§ Charts and diagrams as code
+ + + +
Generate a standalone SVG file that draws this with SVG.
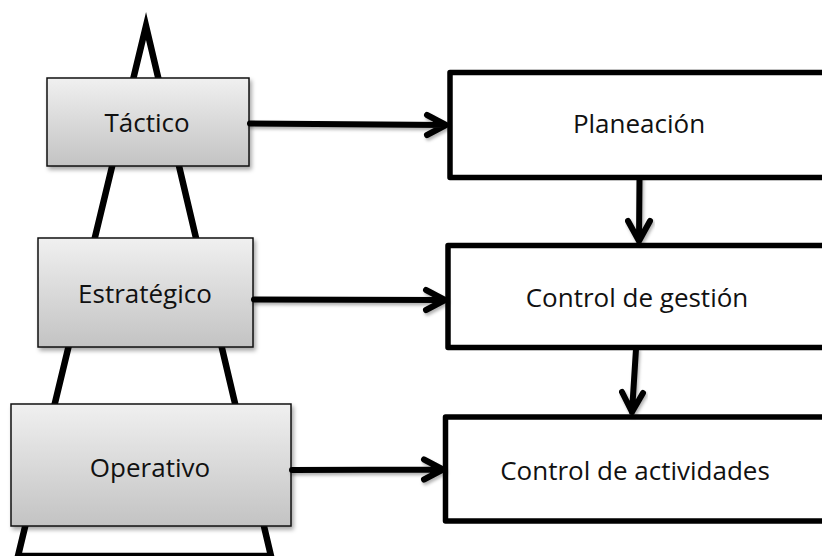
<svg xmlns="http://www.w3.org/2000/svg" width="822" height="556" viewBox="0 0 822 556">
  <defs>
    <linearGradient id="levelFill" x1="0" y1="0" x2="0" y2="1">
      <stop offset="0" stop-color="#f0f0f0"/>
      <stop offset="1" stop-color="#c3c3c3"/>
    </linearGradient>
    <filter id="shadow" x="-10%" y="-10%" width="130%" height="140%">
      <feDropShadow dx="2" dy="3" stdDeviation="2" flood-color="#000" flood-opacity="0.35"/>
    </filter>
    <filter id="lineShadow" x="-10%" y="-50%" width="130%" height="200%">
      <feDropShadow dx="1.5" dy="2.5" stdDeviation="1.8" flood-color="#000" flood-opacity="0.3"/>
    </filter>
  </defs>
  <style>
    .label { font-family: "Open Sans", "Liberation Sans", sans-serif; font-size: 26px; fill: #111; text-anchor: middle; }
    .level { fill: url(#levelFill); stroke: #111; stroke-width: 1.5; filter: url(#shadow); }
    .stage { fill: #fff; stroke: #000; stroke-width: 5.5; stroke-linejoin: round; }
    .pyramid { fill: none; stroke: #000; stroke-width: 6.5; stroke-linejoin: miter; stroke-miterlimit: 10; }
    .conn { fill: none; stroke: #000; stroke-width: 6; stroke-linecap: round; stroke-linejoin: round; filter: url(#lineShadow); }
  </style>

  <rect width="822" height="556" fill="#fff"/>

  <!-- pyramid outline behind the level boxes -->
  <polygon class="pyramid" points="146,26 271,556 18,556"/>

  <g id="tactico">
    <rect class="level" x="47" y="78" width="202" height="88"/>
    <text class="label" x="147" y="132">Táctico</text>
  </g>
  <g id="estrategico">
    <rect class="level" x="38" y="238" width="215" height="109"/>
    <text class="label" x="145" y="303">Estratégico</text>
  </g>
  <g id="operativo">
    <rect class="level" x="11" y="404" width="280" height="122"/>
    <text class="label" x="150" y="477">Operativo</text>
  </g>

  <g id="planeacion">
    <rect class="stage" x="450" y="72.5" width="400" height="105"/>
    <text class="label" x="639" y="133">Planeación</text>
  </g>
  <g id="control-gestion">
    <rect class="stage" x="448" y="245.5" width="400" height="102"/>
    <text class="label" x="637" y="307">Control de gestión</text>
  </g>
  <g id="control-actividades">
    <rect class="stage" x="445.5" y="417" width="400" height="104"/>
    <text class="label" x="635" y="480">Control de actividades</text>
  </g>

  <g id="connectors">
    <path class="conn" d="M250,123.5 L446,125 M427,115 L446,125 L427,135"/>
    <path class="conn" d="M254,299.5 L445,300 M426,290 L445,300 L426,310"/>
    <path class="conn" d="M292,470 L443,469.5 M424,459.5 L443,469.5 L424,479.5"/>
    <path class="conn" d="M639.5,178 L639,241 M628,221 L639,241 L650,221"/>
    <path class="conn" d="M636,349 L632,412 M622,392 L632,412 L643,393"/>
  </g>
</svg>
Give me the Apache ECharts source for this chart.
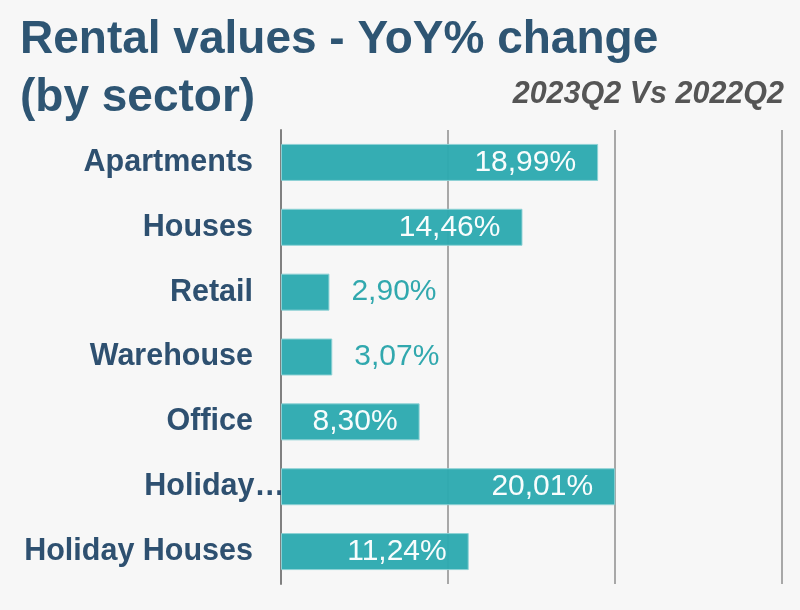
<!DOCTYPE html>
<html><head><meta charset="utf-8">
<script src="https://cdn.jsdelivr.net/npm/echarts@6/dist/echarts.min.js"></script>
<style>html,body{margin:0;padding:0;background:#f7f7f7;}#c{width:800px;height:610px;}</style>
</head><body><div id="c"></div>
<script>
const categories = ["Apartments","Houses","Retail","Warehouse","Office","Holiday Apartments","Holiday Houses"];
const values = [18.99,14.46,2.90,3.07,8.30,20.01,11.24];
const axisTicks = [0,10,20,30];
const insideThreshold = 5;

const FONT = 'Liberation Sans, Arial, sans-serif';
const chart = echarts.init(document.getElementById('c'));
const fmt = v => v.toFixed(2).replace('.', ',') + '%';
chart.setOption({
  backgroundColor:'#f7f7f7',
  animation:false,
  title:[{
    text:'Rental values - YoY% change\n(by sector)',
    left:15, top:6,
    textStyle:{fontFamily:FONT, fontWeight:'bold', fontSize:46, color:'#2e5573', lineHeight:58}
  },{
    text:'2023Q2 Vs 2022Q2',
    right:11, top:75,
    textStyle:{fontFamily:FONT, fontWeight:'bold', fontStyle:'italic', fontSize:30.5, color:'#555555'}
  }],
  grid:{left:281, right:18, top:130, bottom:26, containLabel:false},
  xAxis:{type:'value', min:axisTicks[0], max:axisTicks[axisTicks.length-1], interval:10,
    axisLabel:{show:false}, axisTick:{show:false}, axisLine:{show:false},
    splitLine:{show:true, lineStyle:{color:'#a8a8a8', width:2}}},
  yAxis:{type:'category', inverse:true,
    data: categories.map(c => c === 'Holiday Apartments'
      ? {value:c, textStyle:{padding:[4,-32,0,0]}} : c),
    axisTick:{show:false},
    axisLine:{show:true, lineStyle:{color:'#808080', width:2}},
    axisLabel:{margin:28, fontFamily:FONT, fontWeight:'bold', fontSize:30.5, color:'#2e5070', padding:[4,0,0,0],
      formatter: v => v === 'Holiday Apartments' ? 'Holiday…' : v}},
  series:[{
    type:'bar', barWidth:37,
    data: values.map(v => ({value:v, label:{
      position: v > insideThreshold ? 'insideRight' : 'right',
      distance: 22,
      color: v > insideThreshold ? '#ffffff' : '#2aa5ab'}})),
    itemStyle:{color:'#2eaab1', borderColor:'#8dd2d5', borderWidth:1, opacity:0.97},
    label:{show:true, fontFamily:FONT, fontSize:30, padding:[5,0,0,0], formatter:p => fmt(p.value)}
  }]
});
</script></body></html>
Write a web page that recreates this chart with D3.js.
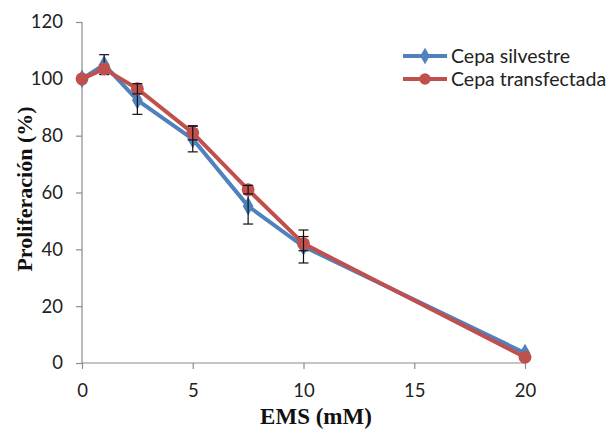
+ + + +
§ EXERCISE REQUIREMENTS
Leaving out the pictures, extract the stretch from the line holding "Give me the" through the line holding "const insideThreshold = 5;", word for word.

§ CORRECT RESPONSE
Give me the Apache ECharts source for this chart.
<!DOCTYPE html>
<html><head><meta charset="utf-8">
<script src="https://cdn.jsdelivr.net/npm/echarts@6/dist/echarts.min.js"></script>
<style>html,body{margin:0;padding:0;background:#f7f7f7;}#c{width:800px;height:610px;}</style>
</head><body><div id="c"></div>
<script>
const categories = ["Apartments","Houses","Retail","Warehouse","Office","Holiday Apartments","Holiday Houses"];
const values = [18.99,14.46,2.90,3.07,8.30,20.01,11.24];
const axisTicks = [0,10,20,30];
const insideThreshold = 5;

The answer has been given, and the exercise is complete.